Wolfe doesn’t need to lecture his readers with a Marxist polemic and the inevitability of monopoly capitalism. No, that would be clumsy. But Wolfe is more than capable of creating realistic and convincing prose that sets the parameters of his novel without making it turgid and didactic. There are dozens of such punchy passages, many of which I underlined ready for the blogosphere, but on refection, I think it best to allow the reader to discover them for themselves. I can only repeat that not once did I get the feeling that these were not the thoughts and words of the characters themselves, a tribute to the skills of a great novelist.

I mentioned earlier about the defining work of The Wire. Has there been an equivalent to that television masterpiece in novel form since Wolfe’s Bonfire classic? I have not come across one although Jonathan Franzen, in a more gentle, muted way, has dabbled with the contradictions created by a global corporatism gone feral. This side of the Atlantic, John Lanchester’s Capital also sought to explore the theme of global capitalism’s dehumanising effects, and it might be considered by some to be a worthy successor to Wolfes work.

But the trouble for all novelists is that again and again, real events seem to be more dramatic than fictional ones. Which novelist for example could dream up a scenario more dramatic than the News International saga complete with bent coppers, compromised politicians and a criminal media network spreading its tentacles across the globe? Which novelist would dare put a Rupert Murdoch type character in the dock, risking as they would, ridicule for a totally implausible plot? Yet as we blog, there are still yet more arrests in a global web of intrigue that has no end.

Which novelist would dare to create a scenario where one Russian Oligarch was pitted against another in a legal battle of gigantic financial proportions, and this all taking place in a London courtroom? Unbelievable surely? And yet these gangster titans are regularly at each others financial throats while they live the high life in Londongrad.

And of course, only the cheapest of cheap thrill novelists could conjure up a story-line where a crazed bunch of Islamic terrorists would systematically plan, over a period of years, to highjack some American planes, and fly them into some of America’s most iconic and strategic buildings. Not a single person on the planet is going to believe that sort of fairytale.
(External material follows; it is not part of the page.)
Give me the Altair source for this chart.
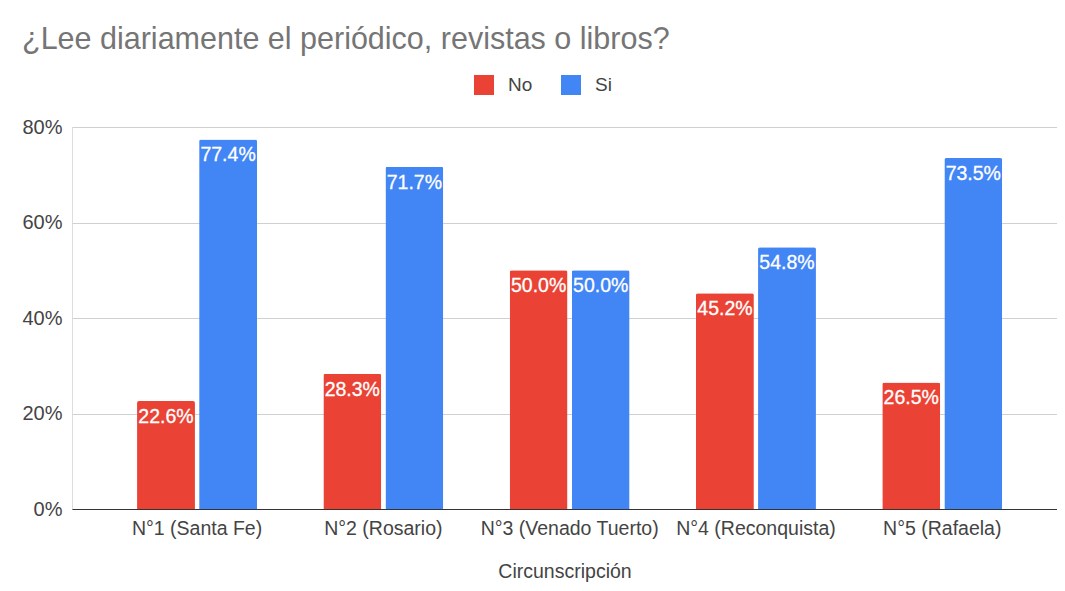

So it is easy to see that, brilliant as Tom Wolfe’s novel was and is, no novelist can really hope to capture the tumultuous events that are daily unfolding before our eyes. But the Bonfire of the Vanities is as close as any novelist is likely to get. If you haven’t read it, do so if you have read it, consider, in the light of contemporary events, reading it once again. It still has the power to entertain and educate.

PS. Did Tom Wolfe create the term Masters of the Universe which is so widely used today, or did he merely seize upon the term, recognising its fabulously dramatic potential?